The Baptist Messenger
- Type: Monthly magazine
- Format: Magazine
- Publisher: Baptist General Convention of Oklahoma
- Editor: Brian Hobbs
- Founded: 1912; 114 years ago
- Language: English
- Headquarters: 300 Johnny Bench Dr Ste 300, Oklahoma City, Oklahoma, 73104 USA
- Circulation: 39,158
- Website: baptistmessenger.com

= Baptist Messenger =

The Baptist Messenger is the flagship news journal of Oklahoma Baptists, published continuously since 1912. The Messenger is distributed to approximately 40,000 households and has been called the third largest newspaper in Oklahoma in terms of print circulation.

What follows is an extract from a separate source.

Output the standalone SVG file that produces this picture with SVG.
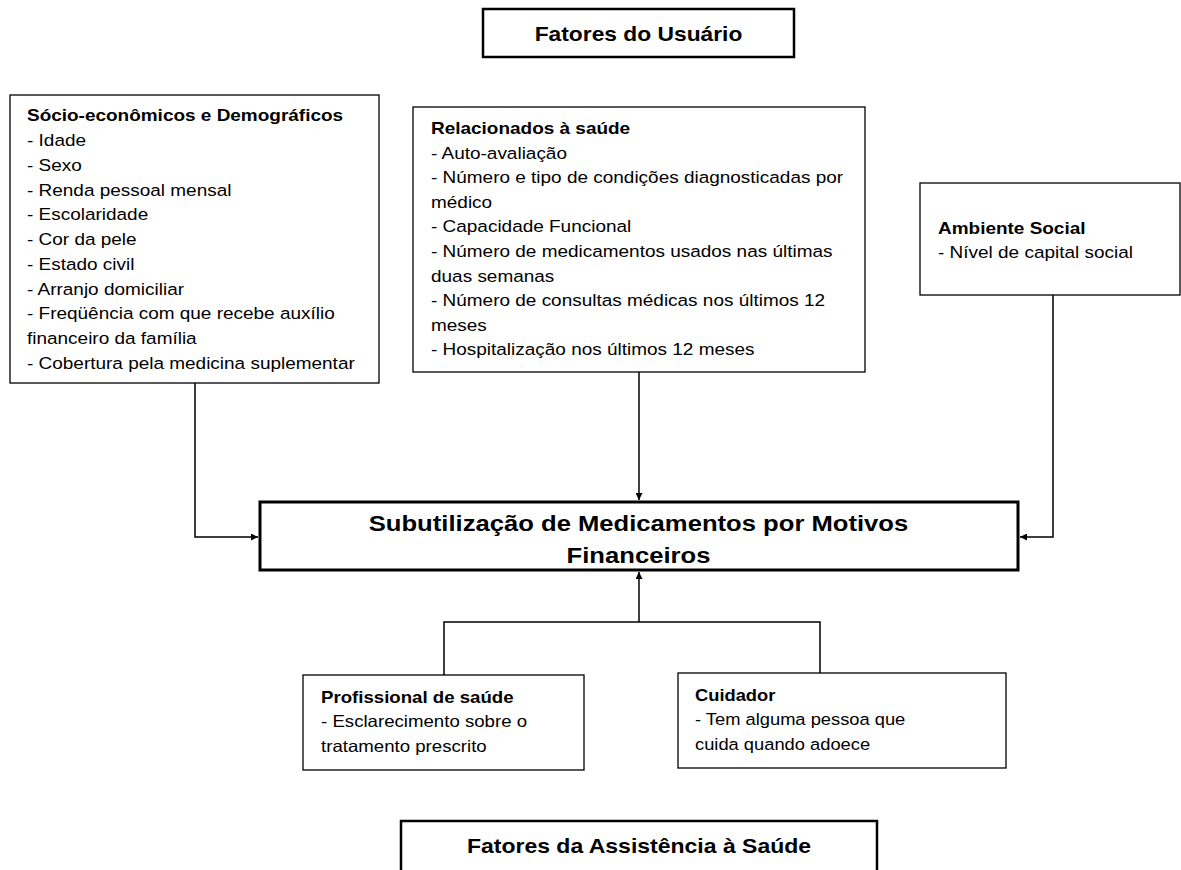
<svg xmlns="http://www.w3.org/2000/svg" width="1181" height="870" viewBox="0 0 1181 870">
<style>
text{font-family:"Liberation Sans",Arial,sans-serif;fill:#000}
.t{font-size:16.5px}
.b{font-weight:bold}
.h{font-size:20px;font-weight:bold}
.m{font-size:22px;font-weight:bold}
.box{fill:#fff;stroke:#000;stroke-width:1.3}
.tbox{fill:#fff;stroke:#000;stroke-width:2.5}
.cbox{fill:#fff;stroke:#000;stroke-width:3}
.ln{fill:none;stroke:#000;stroke-width:1.5}
</style>
<defs>
<marker id="ah" viewBox="0 0 10 10" refX="10" refY="5" markerWidth="7" markerHeight="7" markerUnits="userSpaceOnUse" orient="auto">
<path d="M0,0 L10,5 L0,10 z" fill="#000"/>
</marker>
</defs>
<rect width="1181" height="870" fill="#fff"/>
<g id="connectors">
<path class="ln" d="M195,383 V537 H258" marker-end="url(#ah)"/>
<path class="ln" d="M639,372 V500" marker-end="url(#ah)"/>
<path class="ln" d="M1053,295 V537 H1020" marker-end="url(#ah)"/>
<path class="ln" d="M444,675 V622 H820 V673"/>
<path class="ln" d="M639,622 V572" marker-end="url(#ah)"/>
</g>
<g id="fatores-usuario">
<rect class="tbox" x="483" y="9" width="311" height="48"/>
<g transform="translate(638.5,0) scale(1.14,1)"><text class="h" x="0" y="41" text-anchor="middle">Fatores do Usuário</text></g>
</g>
<g id="socio">
<rect class="box" x="10" y="95" width="369" height="288"/>
<g transform="translate(27,0) scale(1.15,1)">
<text class="t b" x="0" y="121.5">Sócio-econômicos e Demográficos</text>
<text class="t" x="0" y="146.25">- Idade</text>
<text class="t" x="0" y="171">- Sexo</text>
<text class="t" x="0" y="195.75">- Renda pessoal mensal</text>
<text class="t" x="0" y="220.5">- Escolaridade</text>
<text class="t" x="0" y="245.25">- Cor da pele</text>
<text class="t" x="0" y="270">- Estado civil</text>
<text class="t" x="0" y="294.75">- Arranjo domiciliar</text>
<text class="t" x="0" y="319.5">- Freqüência com que recebe auxílio</text>
<text class="t" x="0" y="344.25">financeiro da família</text>
<text class="t" x="0" y="369">- Cobertura pela medicina suplementar</text>
</g>
</g>
<g id="saude">
<rect class="box" x="413" y="107" width="452" height="265"/>
<g transform="translate(431,0) scale(1.15,1)">
<text class="t b" x="0" y="134">Relacionados à saúde</text>
<text class="t" x="0" y="158.6">- Auto-avaliação</text>
<text class="t" x="0" y="183.2">- Número e tipo de condições diagnosticadas por</text>
<text class="t" x="0" y="207.8">médico</text>
<text class="t" x="0" y="232.4">- Capacidade Funcional</text>
<text class="t" x="0" y="257">- Número de medicamentos usados nas últimas</text>
<text class="t" x="0" y="281.6">duas semanas</text>
<text class="t" x="0" y="306.2">- Número de consultas médicas nos últimos 12</text>
<text class="t" x="0" y="330.8">meses</text>
<text class="t" x="0" y="355.4">- Hospitalização nos últimos 12 meses</text>
</g>
</g>
<g id="ambiente">
<rect class="box" x="920" y="183" width="260" height="112"/>
<g transform="translate(938,0) scale(1.15,1)">
<text class="t b" x="0" y="234">Ambiente Social</text>
<text class="t" x="0" y="258.5">- Nível de capital social</text>
</g>
</g>
<g id="subutilizacao">
<rect class="cbox" x="260" y="502" width="758" height="68"/>
<g transform="translate(638.5,0) scale(1.165,1)">
<text class="m" x="0" y="531" text-anchor="middle">Subutilização de Medicamentos por Motivos</text>
<text class="m" x="0" y="563" text-anchor="middle">Financeiros</text>
</g>
</g>
<g id="profissional">
<rect class="box" x="303" y="675" width="281" height="95"/>
<g transform="translate(321,0) scale(1.13,1)">
<text class="t b" x="0" y="703">Profissional de saúde</text>
<text class="t" x="0" y="727.5">- Esclarecimento sobre o</text>
<text class="t" x="0" y="752">tratamento prescrito</text>
</g>
</g>
<g id="cuidador">
<rect class="box" x="678" y="673" width="328" height="95"/>
<g transform="translate(695,0) scale(1.11,1)">
<text class="t b" x="0" y="701">Cuidador</text>
<text class="t" x="0" y="725.5">- Tem alguma pessoa que</text>
<text class="t" x="0" y="750">cuida quando adoece</text>
</g>
</g>
<g id="fatores-assistencia">
<rect class="tbox" x="401" y="821" width="476" height="60"/>
<g transform="translate(639,0) scale(1.15,1)"><text class="h" x="0" y="853" text-anchor="middle">Fatores da Assistência à Saúde</text></g>
</g>
</svg>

Clarence P. Stealey moved to Oklahoma from West Virginia in 1909 to start the publication. The first edition of the newspaper coincided with the first annual meeting of the Oklahoma Southern Baptist Convention on May 12, 1912. The Baptist convention purchased the paper from Stealey for $5,000 in 1919.

==History==
The first issue of the Baptist Messenger was published on May 15, 1912. The publication was owned and edited by Clarence P. Stealey, a minister from Washington, D.C. In 1919, the Baptist Convention of Oklahoma purchased the paper, which had a circulation of 5,000 at the time.

Stealey was removed as editor in the late 1920s after taking some controversial editorial positions in the antievolution movement. He was succeeded by Eugene C. Routh, who tripled the readership by the time he left in 1943.